ICANN (Internet Corporation for Assigned Names and Numbers) – the organisation responsible for allocating domain names and IP addresses for the Internet – has been hacked, potentially compromising its customers' names, email addresses, hashed passwords, and more.
The US-administered non-profit corporation admitted on Wednesday that its server security was breached within the past week and that…
…an "unauthorised person" gained access to usernames, email addresses, and encrypted passwords for profile accounts on ICANN.org public website.
The organisation believes that the leaked information includes harmless information such as user preferences, public biographies, interests, newsletters, and subscriptions.
Less than ten months ago, ICANN was hacked by a hacker who gained access to its internal system following a spear phishing attack in November last year. Employees were tricked into handing over their credentials after receiving malicious emails apparently sent from the ICANN's own domain.

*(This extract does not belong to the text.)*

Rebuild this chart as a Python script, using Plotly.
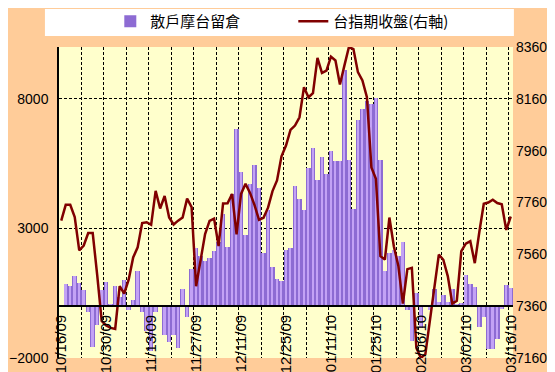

With those details, the hackers then managed to access ICANN systems, including the Centralized Zone Data System (CZDS), the domain registration Whois portal, the wiki pages of the ICANN Governmental Advisory Committee (GAC), and ICANN blog.
The passwords compromised in the latest data breach were encrypted one-way using the bcrypt algorithm.
"These encrypted passwords (hashes) are not easy to reverse," ICANN said, "but as a precaution we [require] that all users reset their passwords."
However, there's no evidence that any profile accounts, or its internal systems have been accessed without authorization, nor any operational data, financial data, or IANA (Internet Assigned Numbers Authority) systems were involved.
The IANA is also a part of ICANN, which performs the actual management of the DNS root zone, globally-unique names and numbers.
Users are recommended to change their online account passwords, or just not using the same password across multiple websites.